4.2.2 Measuring performance

Finally, we tested how our model would predict response time by splitting the data into a training and a testing set (75% and 25% respectively). Since we are predicting a continuous variables, we needed to come up with a way to measure our performance rate in an interpretable way. Keeping this in mind, we computed the absolute value of the residuals as a percentage of the true response time, and averaged across the whole testing set.

To evaluate our measurement, we will compare the average prediction error with the average prediction error that would be obtained from simply predicting the average response time for any case (which is 3 days).

Our resulting prediction error was 18.04%, which is an improvement of 12 percentage points when compared against the simple average prediction, which was 29.69%.

5 Conclusions

Street defects are very relevant in any city, especially in a place like NYC that has several factors contributing to the appearance of such. An important amount of traffic (both light an heavy vehicles), and the extreme weather conditions observed throughout the year, make New York City streets especially vulnerable to such problems.
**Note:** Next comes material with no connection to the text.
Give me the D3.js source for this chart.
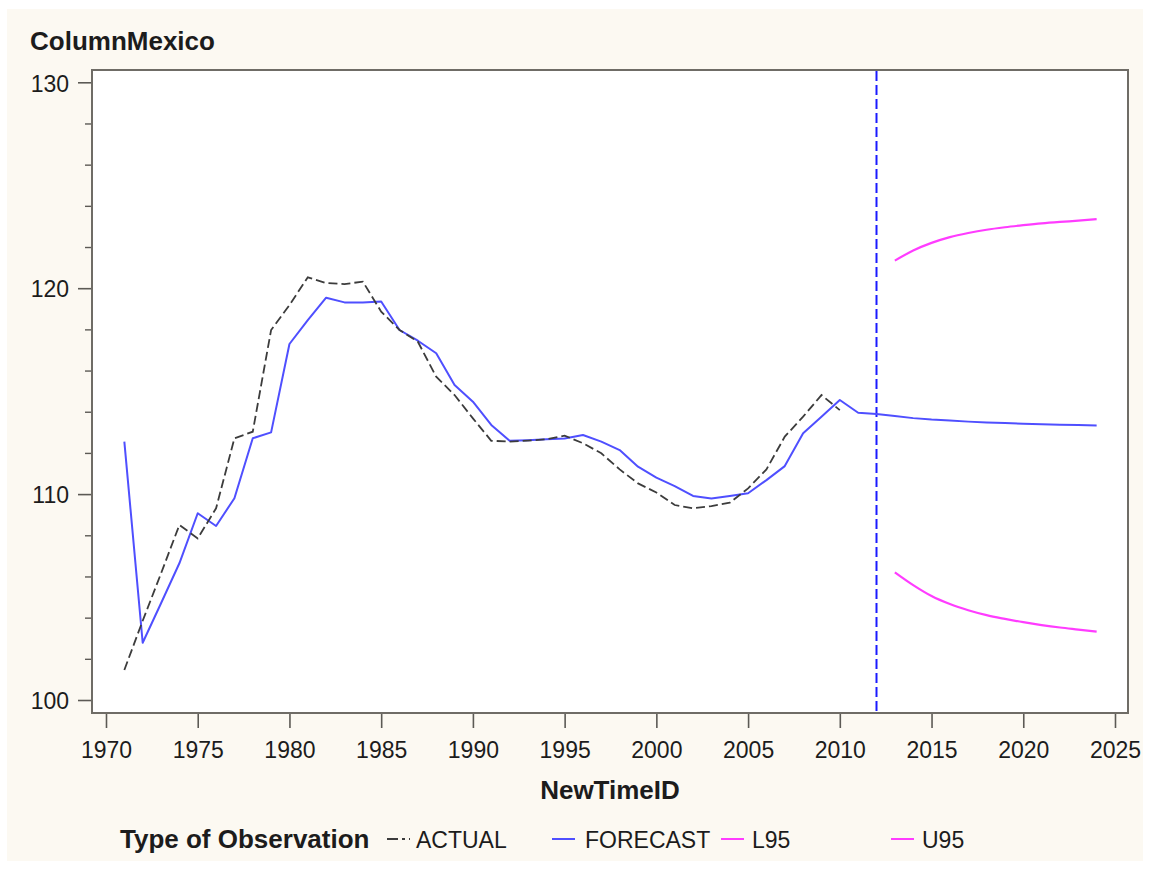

The consequences of such defects are varied, ranging from twisted ankles and flat tires, to serious life threatening accidents and multi-million dollar claims that cost taxpayers a significant amount of money each year. Moreover, there is a significant amount of damage that is not accounted for. A great proportion of people affected by street defects would probably not report their damage, making it very difficult to estimate accurately the real costs of street defects.

To improve their street defects repairs, the DOT could focus their efforts in prioritizing maintenance jobs on areas where trucks are allowed. Also, they should keep doubling efforts during winter and raining time, which, according to our findings, they probably are already doing.

Furthermore, the DOT should consider reviewing their internal processes to help improve their response time in lower income areas, where response time seems to be skewed to the higher income neighborhoods.